##### Source excerpt

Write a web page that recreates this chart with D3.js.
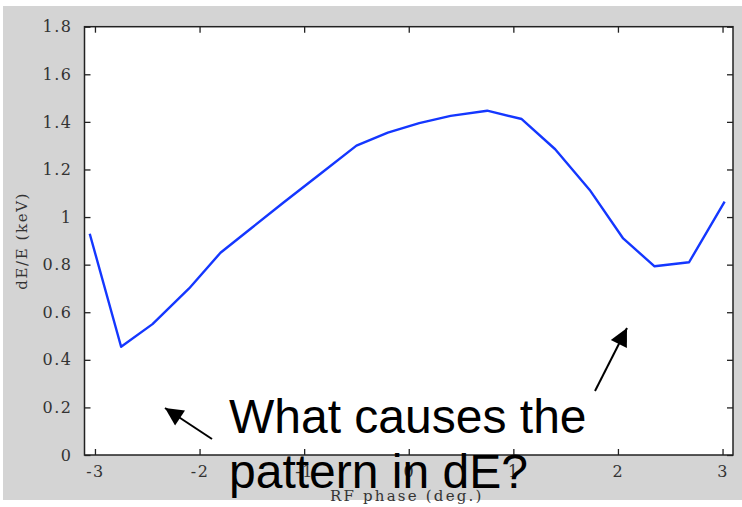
<!DOCTYPE html>
<html>
<head>
<meta charset="utf-8">
<script src="https://cdn.jsdelivr.net/npm/d3@7"></script>
<style>
  html, body { margin: 0; padding: 0; background: #ffffff; }
  svg { display: block; }
</style>
</head>
<body>
<svg id="chart" width="742" height="507"></svg>
<script>
// RF phase scan: energy spread versus phase
const phaseDeg = [-3.05, -2.75, -2.45, -2.1, -1.8, -1.5, -1.2, -0.85, -0.5, -0.2, 0.1, 0.4, 0.75, 1.08, 1.4, 1.73, 2.05, 2.35, 2.68, 3.02];
const energySpread = [0.93, 0.455, 0.55, 0.70, 0.85, 0.955, 1.06, 1.18, 1.30, 1.355, 1.395, 1.425, 1.447, 1.412, 1.285, 1.114, 0.91, 0.793, 0.81, 1.065];
const xTicks = [-3, -2, -1, 0, 1, 2, 3];
const yTicks = [0, 0.2, 0.4, 0.6, 0.8, 1, 1.2, 1.4, 1.6, 1.8];
const annotationLines = ["What causes the", "pattern in dE?"];

const svg = d3.select("#chart");
const W = 742;
const plot = { left: 84.5, top: 26.7, right: 733, bottom: 455 };
const serif = "'DejaVu Serif', 'Liberation Serif', serif";

// figure background
svg.append("rect").attr("x", 3).attr("y", 6).attr("width", W - 3).attr("height", 494)
  .attr("fill", "#d4d4d4");

const x = d3.scaleLinear().domain([-3.1, 3.1]).range([plot.left, plot.right]);
const y = d3.scaleLinear().domain([0, 1.8]).range([plot.bottom, plot.top]);

// axes area
svg.append("rect")
  .attr("x", plot.left).attr("y", plot.top)
  .attr("width", plot.right - plot.left).attr("height", plot.bottom - plot.top)
  .attr("fill", "#ffffff");

const tickLen = 6;
const fmtX = d => String(d);               // plain hyphen for negatives
const fmtY = d => String(+d.toFixed(1));

const axisStyle = g => {
  g.select(".domain").remove();
  g.selectAll(".tick line").attr("stroke", "#222").attr("stroke-width", 1.3);
  g.selectAll(".tick text")
    .attr("fill", "#333")
    .attr("font-family", serif)
    .attr("font-size", 16)
    .attr("letter-spacing", 1.5);
};

// bottom
svg.append("g").attr("transform", `translate(0,${plot.bottom})`)
  .call(d3.axisBottom(x).tickValues(xTicks).tickSizeInner(-tickLen).tickSizeOuter(0).tickPadding(11).tickFormat(fmtX))
  .call(axisStyle);
// top
svg.append("g").attr("transform", `translate(0,${plot.top})`)
  .call(d3.axisTop(x).tickValues(xTicks).tickSizeInner(-tickLen).tickSizeOuter(0).tickFormat(""))
  .call(axisStyle);
// left
svg.append("g").attr("transform", `translate(${plot.left},0)`)
  .call(d3.axisLeft(y).tickValues(yTicks).tickSizeInner(-tickLen).tickSizeOuter(0).tickPadding(12).tickFormat(fmtY))
  .call(axisStyle);
// right
svg.append("g").attr("transform", `translate(${plot.right},0)`)
  .call(d3.axisRight(y).tickValues(yTicks).tickSizeInner(-tickLen).tickSizeOuter(0).tickFormat(""))
  .call(axisStyle);

// axes box
svg.append("rect")
  .attr("x", plot.left).attr("y", plot.top)
  .attr("width", plot.right - plot.left).attr("height", plot.bottom - plot.top)
  .attr("fill", "none").attr("stroke", "#222").attr("stroke-width", 1.5);

// data line
const line = d3.line().x((d, i) => x(phaseDeg[i])).y(d => y(d));
svg.append("path")
  .datum(energySpread)
  .attr("d", line)
  .attr("fill", "none")
  .attr("stroke", "#1437ff")
  .attr("stroke-width", 2.4)
  .attr("stroke-linejoin", "round");

// axis titles
svg.append("text")
  .attr("x", x(0) - 2).attr("y", 501)
  .attr("text-anchor", "middle")
  .attr("font-family", serif)
  .attr("font-size", 15)
  .attr("letter-spacing", 2.2)
  .attr("fill", "#333")
  .text("RF phase (deg.)");

svg.append("text")
  .attr("transform", `translate(27,${(plot.top + plot.bottom) / 2}) rotate(-90)`)
  .attr("text-anchor", "middle")
  .attr("font-family", serif)
  .attr("font-size", 15)
  .attr("letter-spacing", 1.6)
  .attr("fill", "#333")
  .text("dE/E (keV)");

// annotation arrows
svg.append("defs").append("marker")
  .attr("id", "head")
  .attr("viewBox", "0 0 10 10")
  .attr("refX", 10).attr("refY", 5)
  .attr("markerUnits", "userSpaceOnUse")
  .attr("markerWidth", 22).attr("markerHeight", 18)
  .attr("orient", "auto")
  .append("path").attr("d", "M0,0 L10,5 L0,10 Z").attr("fill", "#000");

const arrows = [
  { from: [212, 439], to: [165, 408] },
  { from: [595, 391], to: [627, 328] }
];
svg.selectAll(".arrow").data(arrows).enter().append("line")
  .attr("class", "arrow")
  .attr("x1", d => d.from[0]).attr("y1", d => d.from[1])
  .attr("x2", d => d.to[0]).attr("y2", d => d.to[1])
  .attr("stroke", "#000").attr("stroke-width", 2)
  .attr("marker-end", "url(#head)");

// annotation text
svg.selectAll(".note").data(annotationLines).enter().append("text")
  .attr("class", "note")
  .attr("x", 229).attr("y", (d, i) => 433 + i * 55)
  .attr("font-family", "'Liberation Sans', Arial, sans-serif")
  .attr("font-size", 48)
  .attr("fill", "#000")
  .text(d => d);
</script>
</body>
</html>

##########

Omit each picture, then return all of the listing exactly as it stands.

Write a web page that recreates this chart with D3.js.
<!DOCTYPE html>
<html>
<head>
<meta charset="utf-8">
<script src="https://cdn.jsdelivr.net/npm/d3@7"></script>
<style>
  html, body { margin: 0; padding: 0; background: #ffffff; }
  svg { display: block; }
</style>
</head>
<body>
<svg id="chart" width="742" height="507"></svg>
<script>
// RF phase scan: energy spread versus phase
const phaseDeg = [-3.05, -2.75, -2.45, -2.1, -1.8, -1.5, -1.2, -0.85, -0.5, -0.2, 0.1, 0.4, 0.75, 1.08, 1.4, 1.73, 2.05, 2.35, 2.68, 3.02];
const energySpread = [0.93, 0.455, 0.55, 0.70, 0.85, 0.955, 1.06, 1.18, 1.30, 1.355, 1.395, 1.425, 1.447, 1.412, 1.285, 1.114, 0.91, 0.793, 0.81, 1.065];
const xTicks = [-3, -2, -1, 0, 1, 2, 3];
const yTicks = [0, 0.2, 0.4, 0.6, 0.8, 1, 1.2, 1.4, 1.6, 1.8];
const annotationLines = ["What causes the", "pattern in dE?"];

const svg = d3.select("#chart");
const W = 742;
const plot = { left: 84.5, top: 26.7, right: 733, bottom: 455 };
const serif = "'DejaVu Serif', 'Liberation Serif', serif";

// figure background
svg.append("rect").attr("x", 3).attr("y", 6).attr("width", W - 3).attr("height", 494)
  .attr("fill", "#d4d4d4");

const x = d3.scaleLinear().domain([-3.1, 3.1]).range([plot.left, plot.right]);
const y = d3.scaleLinear().domain([0, 1.8]).range([plot.bottom, plot.top]);

// axes area
svg.append("rect")
  .attr("x", plot.left).attr("y", plot.top)
  .attr("width", plot.right - plot.left).attr("height", plot.bottom - plot.top)
  .attr("fill", "#ffffff");

const tickLen = 6;
const fmtX = d => String(d);               // plain hyphen for negatives
const fmtY = d => String(+d.toFixed(1));

const axisStyle = g => {
  g.select(".domain").remove();
  g.selectAll(".tick line").attr("stroke", "#222").attr("stroke-width", 1.3);
  g.selectAll(".tick text")
    .attr("fill", "#333")
    .attr("font-family", serif)
    .attr("font-size", 16)
    .attr("letter-spacing", 1.5);
};

// bottom
svg.append("g").attr("transform", `translate(0,${plot.bottom})`)
  .call(d3.axisBottom(x).tickValues(xTicks).tickSizeInner(-tickLen).tickSizeOuter(0).tickPadding(11).tickFormat(fmtX))
  .call(axisStyle);
// top
svg.append("g").attr("transform", `translate(0,${plot.top})`)
  .call(d3.axisTop(x).tickValues(xTicks).tickSizeInner(-tickLen).tickSizeOuter(0).tickFormat(""))
  .call(axisStyle);
// left
svg.append("g").attr("transform", `translate(${plot.left},0)`)
  .call(d3.axisLeft(y).tickValues(yTicks).tickSizeInner(-tickLen).tickSizeOuter(0).tickPadding(12).tickFormat(fmtY))
  .call(axisStyle);
// right
svg.append("g").attr("transform", `translate(${plot.right},0)`)
  .call(d3.axisRight(y).tickValues(yTicks).tickSizeInner(-tickLen).tickSizeOuter(0).tickFormat(""))
  .call(axisStyle);

// axes box
svg.append("rect")
  .attr("x", plot.left).attr("y", plot.top)
  .attr("width", plot.right - plot.left).attr("height", plot.bottom - plot.top)
  .attr("fill", "none").attr("stroke", "#222").attr("stroke-width", 1.5);

// data line
const line = d3.line().x((d, i) => x(phaseDeg[i])).y(d => y(d));
svg.append("path")
  .datum(energySpread)
  .attr("d", line)
  .attr("fill", "none")
  .attr("stroke", "#1437ff")
  .attr("stroke-width", 2.4)
  .attr("stroke-linejoin", "round");

// axis titles
svg.append("text")
  .attr("x", x(0) - 2).attr("y", 501)
  .attr("text-anchor", "middle")
  .attr("font-family", serif)
  .attr("font-size", 15)
  .attr("letter-spacing", 2.2)
  .attr("fill", "#333")
  .text("RF phase (deg.)");

svg.append("text")
  .attr("transform", `translate(27,${(plot.top + plot.bottom) / 2}) rotate(-90)`)
  .attr("text-anchor", "middle")
  .attr("font-family", serif)
  .attr("font-size", 15)
  .attr("letter-spacing", 1.6)
  .attr("fill", "#333")
  .text("dE/E (keV)");

// annotation arrows
svg.append("defs").append("marker")
  .attr("id", "head")
  .attr("viewBox", "0 0 10 10")
  .attr("refX", 10).attr("refY", 5)
  .attr("markerUnits", "userSpaceOnUse")
  .attr("markerWidth", 22).attr("markerHeight", 18)
  .attr("orient", "auto")
  .append("path").attr("d", "M0,0 L10,5 L0,10 Z").attr("fill", "#000");

const arrows = [
  { from: [212, 439], to: [165, 408] },
  { from: [595, 391], to: [627, 328] }
];
svg.selectAll(".arrow").data(arrows).enter().append("line")
  .attr("class", "arrow")
  .attr("x1", d => d.from[0]).attr("y1", d => d.from[1])
  .attr("x2", d => d.to[0]).attr("y2", d => d.to[1])
  .attr("stroke", "#000").attr("stroke-width", 2)
  .attr("marker-end", "url(#head)");

// annotation text
svg.selectAll(".note").data(annotationLines).enter().append("text")
  .attr("class", "note")
  .attr("x", 229).attr("y", (d, i) => 433 + i * 55)
  .attr("font-family", "'Liberation Sans', Arial, sans-serif")
  .attr("font-size", 48)
  .attr("fill", "#000")
  .text(d => d);
</script>
</body>
</html>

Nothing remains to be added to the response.